Ingredients

8

(8-inch) bamboo skewers

1

lb baby red potatoes, cut into 1-inch pieces

1/2

cup apple cider vinegar

1

tablespoon sugar

1

tablespoon olive oil

1/4

teaspoon salt

1/2

cup ketchup

2

tablespoons gluten-free curry powder

2

tablespoons water

4

links fully cooked gluten-free chicken sausage with apples, cut diagonally into 6 pieces

4

sprigs fresh dill weed, chopped

Preparation

Soak skewers in water.

In 2-quart saucepan, place potatoes; cover with water. Heat to boiling over medium-high heat. Cook 12 to 15 minutes or until potatoes are tender; drain.
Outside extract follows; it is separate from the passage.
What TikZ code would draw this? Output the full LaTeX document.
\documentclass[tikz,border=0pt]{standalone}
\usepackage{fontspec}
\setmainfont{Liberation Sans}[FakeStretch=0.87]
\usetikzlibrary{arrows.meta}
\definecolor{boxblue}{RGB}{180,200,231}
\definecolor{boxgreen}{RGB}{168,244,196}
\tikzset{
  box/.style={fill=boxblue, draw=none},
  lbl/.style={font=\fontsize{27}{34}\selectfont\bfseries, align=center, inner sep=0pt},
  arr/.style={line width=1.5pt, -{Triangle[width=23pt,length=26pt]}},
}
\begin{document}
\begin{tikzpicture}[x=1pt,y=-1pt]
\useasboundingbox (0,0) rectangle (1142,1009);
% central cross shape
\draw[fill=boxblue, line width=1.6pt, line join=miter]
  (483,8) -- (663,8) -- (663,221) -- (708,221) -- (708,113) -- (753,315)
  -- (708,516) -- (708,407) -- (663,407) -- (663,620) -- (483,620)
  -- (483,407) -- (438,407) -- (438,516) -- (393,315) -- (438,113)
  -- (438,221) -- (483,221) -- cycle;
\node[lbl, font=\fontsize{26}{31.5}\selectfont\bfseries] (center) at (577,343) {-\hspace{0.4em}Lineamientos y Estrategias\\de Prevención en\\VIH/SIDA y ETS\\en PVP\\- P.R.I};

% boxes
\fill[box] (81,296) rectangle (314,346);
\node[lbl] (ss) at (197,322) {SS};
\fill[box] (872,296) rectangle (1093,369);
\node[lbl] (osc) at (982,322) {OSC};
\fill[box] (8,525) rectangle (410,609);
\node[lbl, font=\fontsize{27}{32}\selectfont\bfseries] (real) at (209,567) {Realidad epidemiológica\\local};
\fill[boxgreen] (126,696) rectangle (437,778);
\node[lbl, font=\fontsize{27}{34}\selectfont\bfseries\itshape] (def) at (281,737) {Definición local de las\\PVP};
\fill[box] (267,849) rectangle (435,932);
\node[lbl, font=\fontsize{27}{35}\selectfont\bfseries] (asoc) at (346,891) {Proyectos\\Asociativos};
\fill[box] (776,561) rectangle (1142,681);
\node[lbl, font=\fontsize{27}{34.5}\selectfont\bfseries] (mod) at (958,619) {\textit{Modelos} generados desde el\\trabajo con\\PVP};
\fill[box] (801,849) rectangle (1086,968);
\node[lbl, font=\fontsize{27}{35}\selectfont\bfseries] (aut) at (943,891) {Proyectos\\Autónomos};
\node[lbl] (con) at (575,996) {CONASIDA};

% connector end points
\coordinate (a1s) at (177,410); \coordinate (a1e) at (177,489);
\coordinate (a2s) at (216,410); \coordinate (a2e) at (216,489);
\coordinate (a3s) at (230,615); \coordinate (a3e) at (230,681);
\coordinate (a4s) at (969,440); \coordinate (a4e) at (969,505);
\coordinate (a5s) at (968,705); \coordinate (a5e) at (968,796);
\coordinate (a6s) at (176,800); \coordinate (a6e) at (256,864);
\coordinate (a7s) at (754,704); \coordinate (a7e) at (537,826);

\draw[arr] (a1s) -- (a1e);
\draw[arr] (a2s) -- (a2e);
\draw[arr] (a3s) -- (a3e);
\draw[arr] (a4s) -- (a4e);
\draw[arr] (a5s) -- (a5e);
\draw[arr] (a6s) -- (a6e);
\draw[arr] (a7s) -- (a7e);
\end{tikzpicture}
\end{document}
Meanwhile, in medium bowl, beat vinegar, sugar, oil and salt with whisk. Toss potatoes with vinegar mixture; set aside. In small bowl, beat ketchup, curry powder and 2 tablespoons water with whisk; set aside.

Spray 10-inch skillet with cooking spray. Cook and stir sausages in skillet over medium-high heat 3 to 5 minutes or until brown. Remove from heat; cool slightly.

Set oven control to broil. Spray large cookie sheet with cooking spray. Thread sausages and potatoes alternately on skewers; place on cookie sheet. Brush with curry mixture. Broil 4 to 6 inches from heat 3 to 4 minutes or until slightly browned. Serve skewers with remaining curry mixture; sprinkle with dill.